Data Upload Architecture

The material in this document is for informational purposes only. This guide assumes that the most recent version of Rampiva Automate is in use unless otherwise noted in the prerequisites. The products it describes are subject to change without prior notice, due to the manufacturer’s continuous development program. Rampiva makes no representations or warranties with respect to this document or with respect to the products described herein. Rampiva shall not be liable for any damages, losses, costs or expenses, direct, indirect or incidental, consequential or special, arising out of, or related to the use of this material or the products described herein.

Introduction

The Data Upload feature in Automate allows users to upload and stage data for processing directly in the Automate portal, without requiring the use of a dedicated third-party data transfer solution.
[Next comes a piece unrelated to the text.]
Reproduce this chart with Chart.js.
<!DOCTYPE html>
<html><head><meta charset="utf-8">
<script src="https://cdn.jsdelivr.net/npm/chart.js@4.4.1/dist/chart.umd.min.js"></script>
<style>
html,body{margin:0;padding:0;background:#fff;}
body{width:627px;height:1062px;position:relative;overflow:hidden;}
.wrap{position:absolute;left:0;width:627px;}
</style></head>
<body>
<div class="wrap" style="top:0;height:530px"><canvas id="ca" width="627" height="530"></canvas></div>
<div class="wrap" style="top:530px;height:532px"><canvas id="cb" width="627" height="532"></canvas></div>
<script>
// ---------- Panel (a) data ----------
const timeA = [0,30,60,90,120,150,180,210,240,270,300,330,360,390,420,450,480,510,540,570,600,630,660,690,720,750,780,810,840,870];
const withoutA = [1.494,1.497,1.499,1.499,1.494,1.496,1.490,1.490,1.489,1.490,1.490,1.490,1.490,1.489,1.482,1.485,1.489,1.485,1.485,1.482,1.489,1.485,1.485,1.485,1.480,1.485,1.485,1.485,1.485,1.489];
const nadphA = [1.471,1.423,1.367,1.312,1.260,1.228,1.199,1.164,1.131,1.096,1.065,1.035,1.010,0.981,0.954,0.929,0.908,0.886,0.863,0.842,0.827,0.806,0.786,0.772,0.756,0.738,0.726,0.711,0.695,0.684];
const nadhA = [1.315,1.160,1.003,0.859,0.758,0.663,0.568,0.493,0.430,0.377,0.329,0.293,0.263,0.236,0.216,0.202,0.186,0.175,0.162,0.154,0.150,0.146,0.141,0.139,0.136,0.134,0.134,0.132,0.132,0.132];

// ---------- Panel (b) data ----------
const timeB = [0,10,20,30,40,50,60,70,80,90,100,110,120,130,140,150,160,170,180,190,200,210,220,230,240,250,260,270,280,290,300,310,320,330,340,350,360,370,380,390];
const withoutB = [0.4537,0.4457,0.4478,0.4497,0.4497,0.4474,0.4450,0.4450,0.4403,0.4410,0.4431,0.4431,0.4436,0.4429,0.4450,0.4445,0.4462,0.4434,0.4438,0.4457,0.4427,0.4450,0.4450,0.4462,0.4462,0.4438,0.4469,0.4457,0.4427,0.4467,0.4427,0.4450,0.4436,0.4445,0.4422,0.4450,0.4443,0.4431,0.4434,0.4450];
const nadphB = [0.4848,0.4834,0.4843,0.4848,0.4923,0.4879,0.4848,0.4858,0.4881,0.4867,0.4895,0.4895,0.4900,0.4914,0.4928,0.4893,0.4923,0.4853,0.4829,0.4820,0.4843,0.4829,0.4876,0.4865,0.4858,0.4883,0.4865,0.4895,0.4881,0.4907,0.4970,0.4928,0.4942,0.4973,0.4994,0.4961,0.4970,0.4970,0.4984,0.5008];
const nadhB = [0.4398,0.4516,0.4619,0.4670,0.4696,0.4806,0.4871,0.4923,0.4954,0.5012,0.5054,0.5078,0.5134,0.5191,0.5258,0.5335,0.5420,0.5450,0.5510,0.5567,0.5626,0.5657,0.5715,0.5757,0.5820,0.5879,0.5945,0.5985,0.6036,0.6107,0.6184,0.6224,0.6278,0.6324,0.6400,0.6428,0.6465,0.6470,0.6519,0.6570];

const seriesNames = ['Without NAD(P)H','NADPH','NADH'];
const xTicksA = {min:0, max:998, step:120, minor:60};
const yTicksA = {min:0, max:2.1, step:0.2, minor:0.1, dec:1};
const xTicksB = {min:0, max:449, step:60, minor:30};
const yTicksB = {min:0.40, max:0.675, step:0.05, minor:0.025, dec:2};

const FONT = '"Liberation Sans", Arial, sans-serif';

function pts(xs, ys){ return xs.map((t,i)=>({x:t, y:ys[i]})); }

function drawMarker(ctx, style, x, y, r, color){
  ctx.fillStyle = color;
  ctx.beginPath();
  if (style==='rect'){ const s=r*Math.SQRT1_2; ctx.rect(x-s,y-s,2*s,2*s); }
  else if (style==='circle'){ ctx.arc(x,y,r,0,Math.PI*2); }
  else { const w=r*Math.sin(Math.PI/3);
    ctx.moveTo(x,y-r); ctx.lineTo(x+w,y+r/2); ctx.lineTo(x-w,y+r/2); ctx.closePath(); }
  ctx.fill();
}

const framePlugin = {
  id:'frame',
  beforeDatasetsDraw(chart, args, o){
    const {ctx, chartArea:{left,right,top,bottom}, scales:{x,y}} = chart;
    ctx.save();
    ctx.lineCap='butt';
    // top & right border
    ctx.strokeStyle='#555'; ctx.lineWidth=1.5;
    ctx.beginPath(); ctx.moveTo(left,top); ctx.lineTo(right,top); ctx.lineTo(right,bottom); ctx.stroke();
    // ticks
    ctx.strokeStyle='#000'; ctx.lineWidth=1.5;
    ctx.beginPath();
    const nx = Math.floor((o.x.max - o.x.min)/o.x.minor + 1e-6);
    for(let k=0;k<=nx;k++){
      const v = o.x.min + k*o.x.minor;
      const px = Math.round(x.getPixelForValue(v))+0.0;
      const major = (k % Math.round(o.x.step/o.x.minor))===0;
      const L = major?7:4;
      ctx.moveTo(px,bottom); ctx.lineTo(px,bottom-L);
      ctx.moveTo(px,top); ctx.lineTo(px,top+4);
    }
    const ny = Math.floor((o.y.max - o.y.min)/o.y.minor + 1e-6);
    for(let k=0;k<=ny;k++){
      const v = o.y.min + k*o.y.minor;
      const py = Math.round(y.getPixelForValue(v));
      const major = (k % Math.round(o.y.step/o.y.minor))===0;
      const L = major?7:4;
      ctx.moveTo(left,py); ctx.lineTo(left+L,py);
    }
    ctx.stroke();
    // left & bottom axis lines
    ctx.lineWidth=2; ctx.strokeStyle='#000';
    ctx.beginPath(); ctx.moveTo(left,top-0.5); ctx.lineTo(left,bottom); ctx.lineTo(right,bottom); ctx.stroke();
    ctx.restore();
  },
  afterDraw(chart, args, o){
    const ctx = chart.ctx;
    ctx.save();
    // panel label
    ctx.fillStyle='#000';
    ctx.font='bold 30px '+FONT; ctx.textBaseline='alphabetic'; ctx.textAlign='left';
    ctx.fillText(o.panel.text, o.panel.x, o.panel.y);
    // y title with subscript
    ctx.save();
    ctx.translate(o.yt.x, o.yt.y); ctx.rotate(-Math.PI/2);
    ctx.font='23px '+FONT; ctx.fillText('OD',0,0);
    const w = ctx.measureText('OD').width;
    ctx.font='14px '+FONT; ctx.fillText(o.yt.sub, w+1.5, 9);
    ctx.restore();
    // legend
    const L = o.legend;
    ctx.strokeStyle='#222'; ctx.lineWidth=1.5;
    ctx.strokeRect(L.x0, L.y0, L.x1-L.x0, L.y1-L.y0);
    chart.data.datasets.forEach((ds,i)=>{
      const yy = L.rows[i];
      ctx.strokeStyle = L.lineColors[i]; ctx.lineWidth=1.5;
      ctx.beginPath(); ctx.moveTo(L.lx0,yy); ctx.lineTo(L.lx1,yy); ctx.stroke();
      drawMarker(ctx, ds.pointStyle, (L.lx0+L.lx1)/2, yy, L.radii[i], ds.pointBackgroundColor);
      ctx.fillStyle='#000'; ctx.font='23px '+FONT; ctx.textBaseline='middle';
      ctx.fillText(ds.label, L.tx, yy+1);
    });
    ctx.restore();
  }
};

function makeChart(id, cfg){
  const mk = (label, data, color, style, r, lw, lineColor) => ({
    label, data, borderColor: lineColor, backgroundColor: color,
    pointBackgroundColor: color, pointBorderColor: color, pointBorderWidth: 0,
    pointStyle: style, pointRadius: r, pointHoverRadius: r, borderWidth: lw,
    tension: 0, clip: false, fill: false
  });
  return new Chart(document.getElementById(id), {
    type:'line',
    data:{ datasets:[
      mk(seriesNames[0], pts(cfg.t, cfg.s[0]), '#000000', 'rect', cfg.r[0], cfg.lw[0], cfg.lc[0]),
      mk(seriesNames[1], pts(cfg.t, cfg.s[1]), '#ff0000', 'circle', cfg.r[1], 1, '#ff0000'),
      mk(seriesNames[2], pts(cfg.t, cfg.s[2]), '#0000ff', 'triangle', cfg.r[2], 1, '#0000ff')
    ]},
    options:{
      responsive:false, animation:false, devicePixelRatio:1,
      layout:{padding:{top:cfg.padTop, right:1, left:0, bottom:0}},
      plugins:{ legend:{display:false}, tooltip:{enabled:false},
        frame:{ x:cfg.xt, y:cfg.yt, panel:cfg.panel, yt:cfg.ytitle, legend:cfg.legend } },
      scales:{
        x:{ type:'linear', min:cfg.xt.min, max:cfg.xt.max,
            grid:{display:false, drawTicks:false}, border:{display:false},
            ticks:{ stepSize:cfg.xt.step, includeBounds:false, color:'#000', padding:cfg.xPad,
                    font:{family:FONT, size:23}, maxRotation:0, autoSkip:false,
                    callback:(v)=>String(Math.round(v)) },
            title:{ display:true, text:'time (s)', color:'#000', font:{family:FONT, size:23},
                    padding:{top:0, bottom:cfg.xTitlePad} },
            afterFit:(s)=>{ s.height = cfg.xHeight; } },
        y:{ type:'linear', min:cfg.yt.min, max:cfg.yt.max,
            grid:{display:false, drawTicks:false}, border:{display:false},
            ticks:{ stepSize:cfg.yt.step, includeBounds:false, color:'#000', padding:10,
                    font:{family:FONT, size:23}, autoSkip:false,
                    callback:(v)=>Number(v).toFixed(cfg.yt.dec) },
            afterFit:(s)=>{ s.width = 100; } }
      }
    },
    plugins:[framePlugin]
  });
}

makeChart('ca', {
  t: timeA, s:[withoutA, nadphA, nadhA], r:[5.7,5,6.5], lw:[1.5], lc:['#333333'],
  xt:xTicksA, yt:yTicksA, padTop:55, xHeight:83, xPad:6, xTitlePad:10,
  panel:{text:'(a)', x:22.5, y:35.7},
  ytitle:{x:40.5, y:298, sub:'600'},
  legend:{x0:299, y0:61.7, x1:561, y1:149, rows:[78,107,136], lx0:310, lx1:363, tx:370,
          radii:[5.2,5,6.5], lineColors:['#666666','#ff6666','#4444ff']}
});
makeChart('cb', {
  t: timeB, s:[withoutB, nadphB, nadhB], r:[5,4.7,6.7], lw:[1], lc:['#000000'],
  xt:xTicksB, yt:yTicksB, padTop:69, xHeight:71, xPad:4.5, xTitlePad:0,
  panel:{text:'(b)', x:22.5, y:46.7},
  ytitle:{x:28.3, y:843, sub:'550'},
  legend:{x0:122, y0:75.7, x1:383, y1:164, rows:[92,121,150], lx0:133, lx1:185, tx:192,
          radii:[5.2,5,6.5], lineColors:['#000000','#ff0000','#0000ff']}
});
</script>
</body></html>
This document describes the architecture considerations of the solution. For an overview of the Automate Security Design, please see https://rampiva.atlassian.net/wiki/spaces/KB/pages/1292238849/Automate+-+Security+Design.

Data Flow

When using the Data Upload feature, data is transferred from the user’s computer through the browser used to access the Automate portal to the Scheduler service, which stores the data stream as it is being received to a Data Set. Data Sets are folders associated to a specific Matter in Automate, and are organized in a Data Repository. A Data Repository typically corresponds to a Windows File Share folder, or a Linux mount point such as AWS FSx Lustre.

Data Upload is performed using the tus protocol and is compatible with modern browsers without requiring the installation of a browser plugin.

When files are being uploaded, system metadata is automatically generated for each file, containing the name and size of the file, the name of the user that performed the update, the upload time and the cryptographic hash value. Additionally, the user can associate and update custom metadata to each file, for example, custodian information or other tracking-related labels. The metadata is stored in the internal Scheduler database and can be downloaded by the user in the Automate portal.

When running a Job, the Engine assigned to the job accesses the data previously uploaded from the Windows File Share folder and receives the metadata from the Scheduler server.

Multi-Region Data Transfers

When using a centralized Scheduler server to manage Data Repositories and Engines across multiple regions, data uploaded by users from remote regions is sent across the region borders to the Scheduler instance, which in turn stores that stores that data on the configured Data Repository.

 

To address the inefficiency and potential compliance issues associated with transferring data traveling outside of the region borders, a Rampiva Scheduler Proxy server can be deployed in the remote region. In this scenario, the main Scheduler server only receives metadata from the remote region, and all data transfer and processing is performed in the region where the data originated from.

Access Control

To set up Data Sets on a Matter in Automate to a specific Matter, the user must have the Modify permission on that Matter as well as the View permission on the Data Repository to which the Data Set is assigned. Then, the upload data to the Data Set, the user must have the Modify permission on the Matter.

To view and download the metadata associated with the data previously uploaded, the user must have the View permission on that Matter.

Permissions in Automate are configured in the Security Policies configuration section, can be applied at a user or group level, on a specific Matter or an all Matters of a Client.